Is Norton Ghost still any good? I think the newer versions had a real-time backup feature. I used to use Ghost 2003 to do imaging back in the date, but since I switched over to clonezilla. Both do a full disk images, but you can’t be using the machine while it is backing up.
Luke Maciak wrote:
No idea what to use on windows. There must be some fancy commercial packages that does all you want and more, right? But perhaps you could whip something together with just an rsync binary and a bat-script in the scheduler. Not sure if security measures in modern Windows versions will get in the way.
Note that for both the backup uses we discussed here you technically do not need backup to another machine. All you actually need is backup to local storage, so you can pull out older versions of files. On the other hand, when setting up backups, it may be a good idea to to it right :)…
No idea. All I know is people who regularly used older versions of ghost to backup their own systems, but no one who used it for automatic backups.
lol windows.. Yeah Idk because closed source operations kind of disallow for community problem solving. Ironic eh?
The blinking cursor dealio probably only happened when you had removable storage inserted.
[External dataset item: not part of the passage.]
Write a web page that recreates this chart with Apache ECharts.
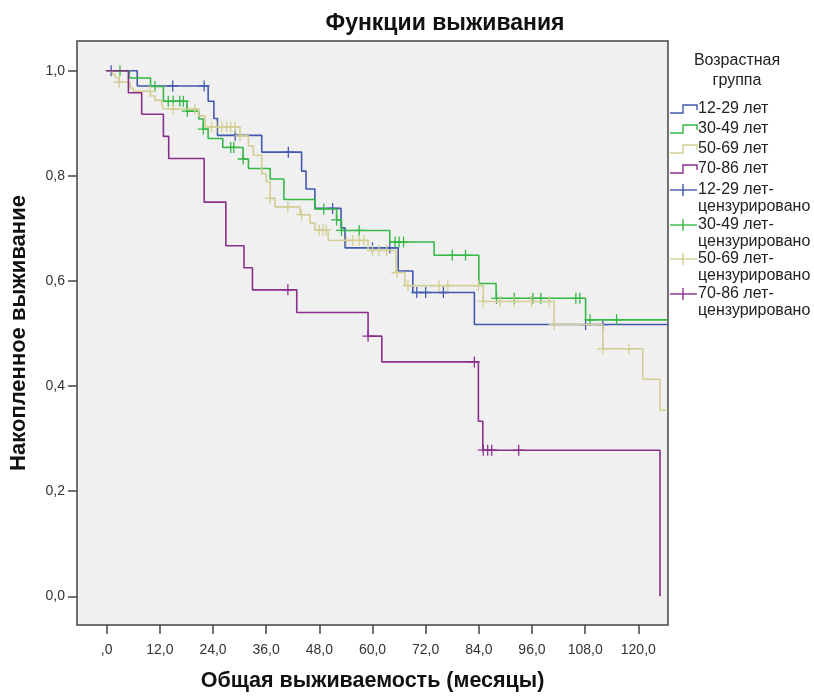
<!DOCTYPE html>
<html>
<head>
<meta charset="utf-8">
<title>Функции выживания</title>
<script src="https://cdn.jsdelivr.net/npm/echarts@6/dist/echarts.min.js"></script>
<style>
  html, body { margin: 0; padding: 0; background: #ffffff; }
  #chart { width: 814px; height: 697px; }
</style>
</head>
<body>
<div id="chart"></div>
<script>
// Kaplan–Meier survival estimates by age group (months of follow-up)
const groupNames = ['12-29 лет', '30-49 лет', '50-69 лет', '70-86 лет'];
const groupColors = ['#4058ae', '#36b847', '#d3ce95', '#8a2e8c'];

// 12-29
const g1Times = [0, 6.9, 22.9, 24.2, 25.0, 35.0, 44.0, 45.0, 47.0, 52.9, 53.8, 65.8, 69.1, 83.0];
const g1Surv = [1.0, 0.971, 0.942, 0.909, 0.877, 0.845, 0.809, 0.775, 0.738, 0.701, 0.663, 0.619, 0.578, 0.517];
const g1Censored = [1.0, 14.9, 22.0, 29.0, 41.0, 51.0, 60.0, 63.9, 70.0, 72.0, 76.0, 108.1, 112.0];
const g1End = 126.6;

// 30-49
const g2Times = [0, 5.1, 9.9, 12.8, 18.1, 20.8, 21.8, 22.9, 26.2, 30.8, 32.0, 36.9, 40.0, 47.0, 51.9, 53.0, 63.9, 73.9, 84.0, 87.9, 108.1];
const g2Surv = [1.0, 0.986, 0.970, 0.942, 0.923, 0.908, 0.889, 0.871, 0.854, 0.832, 0.814, 0.794, 0.755, 0.737, 0.716, 0.696, 0.674, 0.649, 0.595, 0.567, 0.526];
const g2Censored = [3.0, 10.9, 13.9, 15.0, 16.5, 17.3, 18.2, 21.8, 28.0, 28.7, 30.8, 49.0, 51.9, 53.0, 57.0, 65.1, 66.0, 67.0, 78.0, 81.0, 88.0, 92.0, 96.2, 98.0, 105.9, 106.8, 109.1, 115.1];
const g2End = 126.6;

// 50-69
const g3Times = [0, 1.3, 1.9, 2.8, 5.3, 6.0, 9.9, 10.9, 12.4, 12.8, 20.7, 22.2, 30.1, 32.0, 33.1, 35.0, 36.0, 36.9, 38.0, 43.6, 45.9, 47.0, 50.0, 59.0, 65.3, 67.3, 85.0, 101.0, 112.0, 121.0, 124.9];
const g3Surv = [1.0, 0.993, 0.987, 0.978, 0.967, 0.961, 0.952, 0.944, 0.936, 0.927, 0.914, 0.893, 0.876, 0.857, 0.839, 0.804, 0.789, 0.757, 0.741, 0.726, 0.710, 0.697, 0.677, 0.658, 0.616, 0.591, 0.561, 0.517, 0.471, 0.413, 0.354];
const g3Censored = [2.8, 9.8, 15.0, 19.9, 23.7, 24.8, 26.0, 27.1, 28.0, 29.0, 30.1, 36.9, 40.9, 44.0, 48.0, 48.8, 49.5, 54.1, 55.5, 57.0, 58.1, 60.0, 61.5, 63.2, 65.5, 68.0, 75.0, 77.0, 83.9, 85.0, 88.8, 91.9, 95.9, 99.9, 101.0, 112.0, 117.9];
const g3End = 126.6;

// 70-86
const g4Times = [0, 4.9, 7.9, 12.8, 14.0, 22.0, 26.9, 31.0, 32.9, 42.9, 59.0, 62.1, 83.9, 84.9, 124.9];
const g4Surv = [1.0, 0.958, 0.917, 0.875, 0.833, 0.750, 0.667, 0.625, 0.583, 0.540, 0.495, 0.446, 0.333, 0.278, 0.0];
const g4Censored = [40.9, 59.0, 83.0, 85.0, 86.0, 86.9, 93.0];
const g4End = 124.9;

// Axis ticks
const xTickValues = [0, 12, 24, 36, 48, 60, 72, 84, 96, 108, 120];
const xTickLabels = [',0', '12,0', '24,0', '36,0', '48,0', '60,0', '72,0', '84,0', '96,0', '108,0', '120,0'];
const yTickValues = [0, 0.2, 0.4, 0.6, 0.8, 1.0];
const yTickLabels = ['0,0', '0,2', '0,4', '0,6', '0,8', '1,0'];

const FONT = '"Liberation Sans", Arial, sans-serif';

const groups = [
  { times: g1Times, surv: g1Surv, censored: g1Censored, end: g1End },
  { times: g2Times, surv: g2Surv, censored: g2Censored, end: g2End },
  { times: g3Times, surv: g3Surv, censored: g3Censored, end: g3End },
  { times: g4Times, surv: g4Surv, censored: g4Censored, end: g4End }
];

// Survival value of the step function at time t
function survivalAt(times, surv, t) {
  let s = surv[0];
  for (let i = 0; i < times.length; i++) {
    if (times[i] <= t + 1e-9) s = surv[i];
  }
  return s;
}

function stepData(g) {
  const pts = g.times.map((t, i) => [t, g.surv[i]]);
  const last = g.times[g.times.length - 1];
  if (g.end > last) pts.push([g.end, g.surv[g.surv.length - 1]]);
  return pts;
}

function labelFor(values, labels) {
  return function (v) {
    for (let i = 0; i < values.length; i++) {
      if (Math.abs(values[i] - v) < 1e-6) return labels[i];
    }
    return '';
  };
}

// Censoring mark: a thin plus sign
const PLUS = 'path://M-0.7,-6H0.7V6H-0.7Z M-6,-0.7H6V0.7H-6Z';

const series = [];
groups.forEach((g, i) => {
  series.push({
    name: groupNames[i],
    type: 'line',
    step: 'end',
    data: stepData(g),
    showSymbol: false,
    symbol: 'none',
    lineStyle: { color: groupColors[i], width: 1.6 },
    itemStyle: { color: groupColors[i] },
    z: 3 + i,
    animation: false,
    silent: true
  });
});
groups.forEach((g, i) => {
  series.push({
    name: groupNames[i] + '-цензурировано',
    type: 'scatter',
    data: g.censored.map(t => [t, survivalAt(g.times, g.surv, t)]),
    symbol: PLUS,
    symbolSize: 11,
    itemStyle: { color: groupColors[i], opacity: 1 },
    z: 3 + i,
    animation: false,
    silent: true
  });
});

// Legend drawn as graphic items at the right of the plot
const LEGEND_FONT = '16px ' + FONT;
const legendGraphics = [];
legendGraphics.push({
  type: 'text',
  style: {
    text: 'Возрастная\nгруппа', x: 737, y: 51,
    align: 'center', verticalAlign: 'top', fill: '#222', font: LEGEND_FONT, lineHeight: 20
  }
});
const lineRowY = [109, 129, 149, 169];
groupNames.forEach((name, i) => {
  const y = lineRowY[i];
  legendGraphics.push({
    type: 'polyline',
    shape: { points: [[670, y + 4], [683, y + 4], [683, y - 4], [697, y - 4], [697, y + 1]] },
    style: { stroke: groupColors[i], lineWidth: 1.4, fill: null }
  });
  legendGraphics.push({
    type: 'text',
    style: { text: name, x: 698, y: y, verticalAlign: 'middle', fill: '#222', font: LEGEND_FONT }
  });
});
const censRowY = [190, 225, 259, 294];
groupNames.forEach((name, i) => {
  const y = censRowY[i];
  legendGraphics.push({
    type: 'line',
    shape: { x1: 670, y1: y, x2: 697, y2: y },
    style: { stroke: groupColors[i], lineWidth: 1.4 }
  });
  legendGraphics.push({
    type: 'line',
    shape: { x1: 683, y1: y - 6, x2: 683, y2: y + 6 },
    style: { stroke: groupColors[i], lineWidth: 1.4 }
  });
  legendGraphics.push({
    type: 'text',
    style: { text: name + '-\nцензурировано', x: 698, y: y - 9, verticalAlign: 'top', fill: '#222', font: LEGEND_FONT, lineHeight: 17 }
  });
});

const chart = echarts.init(document.getElementById('chart'), null, { renderer: 'canvas' });
chart.setOption({
  animation: false,
  backgroundColor: '#ffffff',
  title: {
    text: 'Функции выживания',
    left: 440, top: 7,
    textAlign: 'center',
    textStyle: { fontFamily: FONT, fontSize: 23, fontWeight: 'bold', color: '#111' }
  },
  grid: {
    left: 77, top: 41, right: 146, bottom: 66,
    show: true,
    backgroundColor: '#f0f0f0',
    borderColor: '#444',
    borderWidth: 1.5
  },
  xAxis: {
    type: 'value',
    min: -6.7, max: 126.7,
    name: 'Общая выживаемость (месяцы)',
    nameLocation: 'middle',
    nameGap: 45,
    nameTextStyle: { fontFamily: FONT, fontSize: 21.5, fontWeight: 'bold', color: '#111' },
    axisLine: { show: false, onZero: false },
    splitLine: { show: false },
    axisTick: { show: true, length: 9, inside: false, customValues: xTickValues, lineStyle: { color: '#444', width: 1.5 } },
    axisLabel: { customValues: xTickValues, formatter: labelFor(xTickValues, xTickLabels), margin: 18, fontFamily: FONT, fontSize: 14, color: '#333' }
  },
  yAxis: {
    type: 'value',
    min: -0.0546, max: 1.0565,
    name: 'Накопленное выживание',
    nameLocation: 'middle',
    nameGap: 47,
    nameRotate: 90,
    nameTextStyle: { fontFamily: FONT, fontSize: 22, fontWeight: 'bold', color: '#111' },
    axisLine: { show: false, onZero: false },
    splitLine: { show: false },
    axisTick: { show: true, length: 9, inside: false, customValues: yTickValues, lineStyle: { color: '#444', width: 1.5 } },
    axisLabel: { customValues: yTickValues, formatter: labelFor(yTickValues, yTickLabels), margin: 12, fontFamily: FONT, fontSize: 14, color: '#333' }
  },
  series: series,
  graphic: legendGraphics
});
</script>
</body>
</html>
Dells do this flashy dash when they’re trying boot to USB flash media that isn’t bootable. By default your Dell system is set to boot to removable over SATA. I’ve seen computers even try to boot to a USB printer with built in SD card readers, resulting in this very flashy dash scare. Unplugging the printer and Ctr+Alt+Del got everything back in order. Disabling boot to USB media is the permanent fix.
Sorry if you’ve already explored this possibility and I’m wrong/wasting your time. Also, long time reader, first time comment. I enjoy your work very much.